Extract each line of the material that follows exactly and omit its pictures.

===== SOURCE MATERIAL

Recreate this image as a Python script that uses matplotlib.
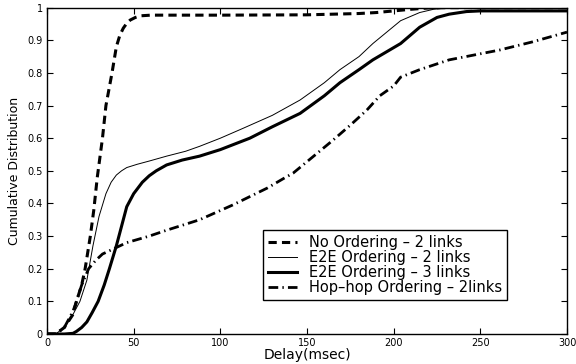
import matplotlib
matplotlib.use("Agg")
from matplotlib import pyplot as plt

plt.rcParams['font.family'] = ['DejaVu Sans']

# No Ordering - 2 links
no_x = [0, 5, 10, 15, 17, 20, 22, 25, 27, 29, 32, 34, 37.5, 40, 42, 44, 46, 48, 51, 54, 60, 100, 150, 180, 190, 200, 210, 220, 230, 300]
no_y = [0, 0, 0.02, 0.06, 0.1, 0.15, 0.2, 0.3, 0.38, 0.48, 0.6, 0.7, 0.8, 0.88, 0.915, 0.937, 0.952, 0.962, 0.97, 0.975, 0.977, 0.977, 0.978, 0.982, 0.985, 0.99, 0.995, 0.999, 1.0, 1.0]

# E2E Ordering - 2 links
e2_x = [0, 5, 10, 15, 19, 23, 26.5, 30, 34, 37, 40, 43, 46, 52, 59, 69, 80, 88, 100, 113, 130, 146, 160, 169, 180, 188, 196, 204, 215, 223, 232, 300]
e2_y = [0, 0, 0.02, 0.06, 0.1, 0.165, 0.27, 0.36, 0.43, 0.465, 0.487, 0.5, 0.51, 0.52, 0.53, 0.545, 0.56, 0.575, 0.6, 0.63, 0.67, 0.717, 0.77, 0.81, 0.85, 0.89, 0.925, 0.96, 0.985, 0.995, 1.0, 1.0]

# E2E Ordering - 3 links
e3_x = [0, 10, 15, 17, 20, 23, 26, 29.5, 33, 36, 38, 40, 42, 46, 50, 55, 59, 63, 69, 78, 88, 100, 117, 130, 146, 160, 169, 180, 188, 196, 204, 215, 225, 232, 242, 250, 300]
e3_y = [0, 0, 0.002, 0.008, 0.02, 0.037, 0.065, 0.1, 0.15, 0.2, 0.235, 0.27, 0.31, 0.39, 0.43, 0.465, 0.485, 0.5, 0.518, 0.533, 0.545, 0.565, 0.6, 0.635, 0.676, 0.73, 0.77, 0.81, 0.84, 0.865, 0.89, 0.94, 0.97, 0.98, 0.988, 0.99, 0.99]

# Hop-hop Ordering - 2links
hh_x = [0, 5, 10, 15, 17, 20, 24, 28, 32, 36, 40, 46, 59, 69, 88, 107, 127, 136, 142, 155, 165, 175, 184.5, 192, 200, 204, 215, 232, 261, 280, 300]
hh_y = [0, 0, 0.02, 0.07, 0.1, 0.15, 0.2, 0.225, 0.245, 0.255, 0.265, 0.28, 0.3, 0.318, 0.35, 0.395, 0.447, 0.475, 0.493, 0.55, 0.594, 0.64, 0.686, 0.73, 0.76, 0.787, 0.81, 0.84, 0.87, 0.895, 0.925]

labels = ['No Ordering \u2013 2 links', 'E2E Ordering \u2013 2 links',
          'E2E Ordering \u2013 3 links', 'Hop\u2013hop Ordering \u2013 2links']
xticks = [0, 50, 100, 150, 200, 250, 300]
yticks = [0, 0.1, 0.2, 0.3, 0.4, 0.5, 0.6, 0.7, 0.8, 0.9, 1]
ytick_labels = ['0', '0.1', '0.2', '0.3', '0.4', '0.5', '0.6', '0.7', '0.8', '0.9', '1']

fig = plt.figure(figsize=(5.76, 3.64), dpi=100)
ax = fig.add_axes([0.0816, 0.0824, 0.9028, 0.8966])

ax.plot(no_x, no_y, color='k', lw=2.2, linestyle=(0, (2.7, 1.7)), label=labels[0])
ax.plot(e2_x, e2_y, color='k', lw=0.7, label=labels[1])
ax.plot(e3_x, e3_y, color='k', lw=2.2, label=labels[2])
ax.plot(hh_x, hh_y, color='k', lw=2.0, linestyle=(0, (3.5, 1.5, 0.5, 1.5)), label=labels[3])

ax.set_xlim(0, 300)
ax.set_ylim(0, 1)
ax.set_xticks(xticks)
ax.set_yticks(yticks)
ax.set_yticklabels(ytick_labels)
ax.tick_params(direction='in', top=True, right=True, length=4, width=0.8, labelsize=7, pad=3)
for s in ax.spines.values():
    s.set_linewidth(1.0)

ax.set_xlabel('Delay(msec)', fontsize=10, labelpad=0)
ax.set_ylabel('Cumulative Distribution', fontsize=9, labelpad=5)

leg = ax.legend(loc='lower right', bbox_to_anchor=(0.885, 0.104), borderaxespad=0,
                fancybox=False, edgecolor='k', fontsize=10.5, handlelength=2.0,
                labelspacing=0.0, borderpad=0.35, handletextpad=0.8, framealpha=1)
leg.get_frame().set_linewidth(1.0)

fig.savefig('out.png', dpi=100)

==========

### RESPONSE TO THE EXERCISE
Recreate this image as a Python script that uses matplotlib.
import matplotlib
matplotlib.use("Agg")
from matplotlib import pyplot as plt

plt.rcParams['font.family'] = ['DejaVu Sans']

# No Ordering - 2 links
no_x = [0, 5, 10, 15, 17, 20, 22, 25, 27, 29, 32, 34, 37.5, 40, 42, 44, 46, 48, 51, 54, 60, 100, 150, 180, 190, 200, 210, 220, 230, 300]
no_y = [0, 0, 0.02, 0.06, 0.1, 0.15, 0.2, 0.3, 0.38, 0.48, 0.6, 0.7, 0.8, 0.88, 0.915, 0.937, 0.952, 0.962, 0.97, 0.975, 0.977, 0.977, 0.978, 0.982, 0.985, 0.99, 0.995, 0.999, 1.0, 1.0]

# E2E Ordering - 2 links
e2_x = [0, 5, 10, 15, 19, 23, 26.5, 30, 34, 37, 40, 43, 46, 52, 59, 69, 80, 88, 100, 113, 130, 146, 160, 169, 180, 188, 196, 204, 215, 223, 232, 300]
e2_y = [0, 0, 0.02, 0.06, 0.1, 0.165, 0.27, 0.36, 0.43, 0.465, 0.487, 0.5, 0.51, 0.52, 0.53, 0.545, 0.56, 0.575, 0.6, 0.63, 0.67, 0.717, 0.77, 0.81, 0.85, 0.89, 0.925, 0.96, 0.985, 0.995, 1.0, 1.0]

# E2E Ordering - 3 links
e3_x = [0, 10, 15, 17, 20, 23, 26, 29.5, 33, 36, 38, 40, 42, 46, 50, 55, 59, 63, 69, 78, 88, 100, 117, 130, 146, 160, 169, 180, 188, 196, 204, 215, 225, 232, 242, 250, 300]
e3_y = [0, 0, 0.002, 0.008, 0.02, 0.037, 0.065, 0.1, 0.15, 0.2, 0.235, 0.27, 0.31, 0.39, 0.43, 0.465, 0.485, 0.5, 0.518, 0.533, 0.545, 0.565, 0.6, 0.635, 0.676, 0.73, 0.77, 0.81, 0.84, 0.865, 0.89, 0.94, 0.97, 0.98, 0.988, 0.99, 0.99]

# Hop-hop Ordering - 2links
hh_x = [0, 5, 10, 15, 17, 20, 24, 28, 32, 36, 40, 46, 59, 69, 88, 107, 127, 136, 142, 155, 165, 175, 184.5, 192, 200, 204, 215, 232, 261, 280, 300]
hh_y = [0, 0, 0.02, 0.07, 0.1, 0.15, 0.2, 0.225, 0.245, 0.255, 0.265, 0.28, 0.3, 0.318, 0.35, 0.395, 0.447, 0.475, 0.493, 0.55, 0.594, 0.64, 0.686, 0.73, 0.76, 0.787, 0.81, 0.84, 0.87, 0.895, 0.925]

labels = ['No Ordering \u2013 2 links', 'E2E Ordering \u2013 2 links',
          'E2E Ordering \u2013 3 links', 'Hop\u2013hop Ordering \u2013 2links']
xticks = [0, 50, 100, 150, 200, 250, 300]
yticks = [0, 0.1, 0.2, 0.3, 0.4, 0.5, 0.6, 0.7, 0.8, 0.9, 1]
ytick_labels = ['0', '0.1', '0.2', '0.3', '0.4', '0.5', '0.6', '0.7', '0.8', '0.9', '1']

fig = plt.figure(figsize=(5.76, 3.64), dpi=100)
ax = fig.add_axes([0.0816, 0.0824, 0.9028, 0.8966])

ax.plot(no_x, no_y, color='k', lw=2.2, linestyle=(0, (2.7, 1.7)), label=labels[0])
ax.plot(e2_x, e2_y, color='k', lw=0.7, label=labels[1])
ax.plot(e3_x, e3_y, color='k', lw=2.2, label=labels[2])
ax.plot(hh_x, hh_y, color='k', lw=2.0, linestyle=(0, (3.5, 1.5, 0.5, 1.5)), label=labels[3])

ax.set_xlim(0, 300)
ax.set_ylim(0, 1)
ax.set_xticks(xticks)
ax.set_yticks(yticks)
ax.set_yticklabels(ytick_labels)
ax.tick_params(direction='in', top=True, right=True, length=4, width=0.8, labelsize=7, pad=3)
for s in ax.spines.values():
    s.set_linewidth(1.0)

ax.set_xlabel('Delay(msec)', fontsize=10, labelpad=0)
ax.set_ylabel('Cumulative Distribution', fontsize=9, labelpad=5)

leg = ax.legend(loc='lower right', bbox_to_anchor=(0.885, 0.104), borderaxespad=0,
                fancybox=False, edgecolor='k', fontsize=10.5, handlelength=2.0,
                labelspacing=0.0, borderpad=0.35, handletextpad=0.8, framealpha=1)
leg.get_frame().set_linewidth(1.0)

fig.savefig('out.png', dpi=100)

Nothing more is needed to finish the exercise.